Economic growth, housing slowing after fast start to recovery: Bank of Canada

OTTAWA, Ont. – Canada’s economy grew at the fastest pace in a decade at the start of the year, but the extraordinary burst of activity, including the country’s housing boom, is fizzling out, the Bank of Canada said Thursday.

The central bank estimates that Canada’s gross domestic product grew 5.8 per cent in the just completed first quarter, following a five per cent advance in the previous three-months period at the end of 2009.

The Canadian economy hasn’t expanded so rapidly since the fourth quarter of 1999, when it advanced by 6.8 per cent.

But the bank cautions that much of the activity is a result of front-loaded spending by Canadians as a result of extraordinary government stimulus and low interest rates, and that economic activity actually remains well below pre-recessionary levels.
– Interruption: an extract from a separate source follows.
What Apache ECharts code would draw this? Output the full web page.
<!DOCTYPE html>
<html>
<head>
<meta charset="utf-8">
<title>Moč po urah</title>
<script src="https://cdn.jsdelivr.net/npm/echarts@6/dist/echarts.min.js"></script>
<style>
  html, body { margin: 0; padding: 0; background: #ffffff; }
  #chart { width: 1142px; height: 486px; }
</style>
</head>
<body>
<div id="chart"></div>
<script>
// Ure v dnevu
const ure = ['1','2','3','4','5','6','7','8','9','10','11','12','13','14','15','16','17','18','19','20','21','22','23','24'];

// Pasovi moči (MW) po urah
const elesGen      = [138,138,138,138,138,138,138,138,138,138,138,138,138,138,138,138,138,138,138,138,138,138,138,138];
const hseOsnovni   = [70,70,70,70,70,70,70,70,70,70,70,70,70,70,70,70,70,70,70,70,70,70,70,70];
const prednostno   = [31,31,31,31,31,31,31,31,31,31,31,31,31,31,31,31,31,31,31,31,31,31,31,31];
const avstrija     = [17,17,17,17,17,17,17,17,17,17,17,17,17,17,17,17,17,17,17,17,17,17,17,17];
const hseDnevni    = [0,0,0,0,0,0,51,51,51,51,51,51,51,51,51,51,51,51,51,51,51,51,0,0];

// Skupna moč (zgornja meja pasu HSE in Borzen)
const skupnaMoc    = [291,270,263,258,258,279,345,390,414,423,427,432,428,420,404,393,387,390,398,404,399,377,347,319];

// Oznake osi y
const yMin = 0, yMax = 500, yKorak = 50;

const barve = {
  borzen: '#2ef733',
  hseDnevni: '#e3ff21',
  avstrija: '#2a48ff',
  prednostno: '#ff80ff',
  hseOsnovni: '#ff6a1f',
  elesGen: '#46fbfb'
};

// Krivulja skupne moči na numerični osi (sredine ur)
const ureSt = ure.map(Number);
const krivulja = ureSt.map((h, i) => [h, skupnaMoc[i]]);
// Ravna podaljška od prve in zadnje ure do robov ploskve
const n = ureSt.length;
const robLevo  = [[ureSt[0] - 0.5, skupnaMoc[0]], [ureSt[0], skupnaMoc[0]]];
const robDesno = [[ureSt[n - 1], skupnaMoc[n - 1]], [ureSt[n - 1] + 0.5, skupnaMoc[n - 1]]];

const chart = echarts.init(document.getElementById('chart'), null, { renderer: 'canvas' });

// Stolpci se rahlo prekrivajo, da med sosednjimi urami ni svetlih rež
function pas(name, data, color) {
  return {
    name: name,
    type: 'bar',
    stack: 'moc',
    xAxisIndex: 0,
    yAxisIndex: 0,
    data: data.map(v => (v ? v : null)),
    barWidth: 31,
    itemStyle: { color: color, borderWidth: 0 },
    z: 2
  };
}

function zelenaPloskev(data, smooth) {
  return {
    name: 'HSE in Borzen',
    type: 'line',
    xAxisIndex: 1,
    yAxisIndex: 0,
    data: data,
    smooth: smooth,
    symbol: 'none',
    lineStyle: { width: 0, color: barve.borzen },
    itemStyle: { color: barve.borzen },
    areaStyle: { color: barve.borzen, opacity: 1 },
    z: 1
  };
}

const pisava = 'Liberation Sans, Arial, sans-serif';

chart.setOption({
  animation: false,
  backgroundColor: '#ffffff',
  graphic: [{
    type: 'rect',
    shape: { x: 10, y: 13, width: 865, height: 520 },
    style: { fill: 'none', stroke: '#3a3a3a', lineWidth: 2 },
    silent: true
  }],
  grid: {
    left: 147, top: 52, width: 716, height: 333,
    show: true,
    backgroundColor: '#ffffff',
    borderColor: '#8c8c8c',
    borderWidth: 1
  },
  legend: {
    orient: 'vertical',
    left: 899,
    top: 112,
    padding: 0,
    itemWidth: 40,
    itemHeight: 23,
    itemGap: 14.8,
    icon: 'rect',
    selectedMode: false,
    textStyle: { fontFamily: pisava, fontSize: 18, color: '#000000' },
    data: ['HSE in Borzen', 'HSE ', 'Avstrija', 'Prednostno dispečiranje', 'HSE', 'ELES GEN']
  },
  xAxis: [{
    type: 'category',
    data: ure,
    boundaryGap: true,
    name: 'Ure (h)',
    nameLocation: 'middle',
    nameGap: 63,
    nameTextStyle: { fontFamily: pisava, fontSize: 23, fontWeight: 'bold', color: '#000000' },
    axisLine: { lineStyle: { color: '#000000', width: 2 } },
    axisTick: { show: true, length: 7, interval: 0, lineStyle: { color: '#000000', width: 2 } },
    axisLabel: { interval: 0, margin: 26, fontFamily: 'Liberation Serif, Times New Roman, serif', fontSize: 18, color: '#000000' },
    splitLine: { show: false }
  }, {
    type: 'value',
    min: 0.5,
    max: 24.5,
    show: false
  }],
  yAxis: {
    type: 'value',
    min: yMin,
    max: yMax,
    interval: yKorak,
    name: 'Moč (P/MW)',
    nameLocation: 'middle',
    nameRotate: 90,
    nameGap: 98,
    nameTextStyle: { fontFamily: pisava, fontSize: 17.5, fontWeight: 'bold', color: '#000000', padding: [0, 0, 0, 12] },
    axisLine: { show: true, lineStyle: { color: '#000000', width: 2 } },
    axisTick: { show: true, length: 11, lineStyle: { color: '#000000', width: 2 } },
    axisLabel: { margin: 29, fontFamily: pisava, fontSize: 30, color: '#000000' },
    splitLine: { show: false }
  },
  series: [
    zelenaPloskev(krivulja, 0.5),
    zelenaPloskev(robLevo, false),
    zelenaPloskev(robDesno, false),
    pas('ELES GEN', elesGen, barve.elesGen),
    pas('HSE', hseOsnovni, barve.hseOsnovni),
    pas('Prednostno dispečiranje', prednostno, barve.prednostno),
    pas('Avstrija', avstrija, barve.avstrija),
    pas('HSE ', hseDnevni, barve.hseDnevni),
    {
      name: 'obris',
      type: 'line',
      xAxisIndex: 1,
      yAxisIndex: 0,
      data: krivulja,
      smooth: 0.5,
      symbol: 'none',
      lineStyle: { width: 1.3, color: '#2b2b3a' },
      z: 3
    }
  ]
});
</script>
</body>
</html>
The country’s production output gap is two per cent below capacity, it said, and the Canadian economy won’t return to full capacity for another year.

That front-loading of activity is especially evident in Canada’s booming housing market, which the bank
predicts is about to go bust as higher interest rates and sated demand kick in.

“Investment in housing is projected to weaken markedly though the remainder of 2010 and 2011,” said the bank’s Monetary Policy Report, a comprehensive analysis of the Canadian and global economies.

On Tuesday, the bank’s governing council removed its conditional promise to keep interest rates at record lows until at least July, a move economists and markets interpreted as a signal the policy rate will be hiked as early as June 1.

Housing, which is contributing about 0.6 per cent to economic growth this year, will actually be a slight drag next year, the report forecasts.

For the bank, that is a good thing because it regards the housing market as too hot for home-buyers’ own good. It has warned repeatedly that households should make sure when they purchase a home that they will be able to afford the monthly payments once interest rates rise.

In the main, the bank’s view for the Canadian economy and the world is actually brighter than the previous published analysis issued in January.

And it sees no double-dip in global economies as governments start withdrawing the trillions of dollars in stimulus they have been pumping in.

The world economy will grow at around four per cent for the next three years, the bank says, led by China and other emerging countries. This should help Canada’s export sector, the bank said.

The advanced countries, which borrowed heavily to soften the blow from the 2008-09 recession, will pay for in lower activity going forward. Europe will be the weakest major economic region, with growth rates of 1.2 and 1.6 per cent over the next two years.

The Canadian economy will grow by 3.7 per cent this year, 3.1 per cent next, and 1.9 per cent in 2012.

The bank sees the high Canadian dollar as a major impediment to stronger growth going forward, but also cites aging demographics and the low productivity record.

The U.S., with a younger work force and productivity improvements advancing at twice Canada’s rate, is projected to grow by 3.5 per cent in both 2011 and 2012.

In a recent speech, bank governor Mark Carney called for Canada’s corporations to start investing in modernizing their operations to improve efficiencies and compete more effectively in the global economy.

The outlook’s projections assumes that corporations will in fact step up investment in machinery and equipment, but it notes sharply that at the moment, business investment is actually a drag on growth.

“Business fixed investment fell (in the fourth quarter of 2009),” the bank said. “Firms have remained cautious, waiting for additional evidence of a durable recovery in demand, particularly in the United States.”

The bank said it expects Canada’s business sector to start contributing positively to growth this year, noting that government stimulus spending is phasing out and will actually weigh down growth in 2011.

The bank also issued a more detailed explanation of its fears about inflation that provides more ammunition to analysts who expect Carney to raise the policy rate from 0.25 per cent to 0.5 per cent at the next opportunity, June 1.

The report said underlying inflation is higher than it had expected it to be at this point in the recovery because wages unexpectedly held up during last year’s recession. Shelter costs have also increased faster than expected, it said.

The bank also warns that Canadians can expect prices to receive a 0.6-per-cent boost after July 1, when Ontario and British Columbia move to a harmonized sales tax.

The new tax will cut costs to businesses, however, and the bank said cost savings will likely be transmitted into prices in the second half of they year and trim inflation by 0.3 percentage points.

Total inflation, the amount Canadians actually see when they go to the store, will be higher than two per cent for the rest of this year before returning to target in the second half of 2011, it said.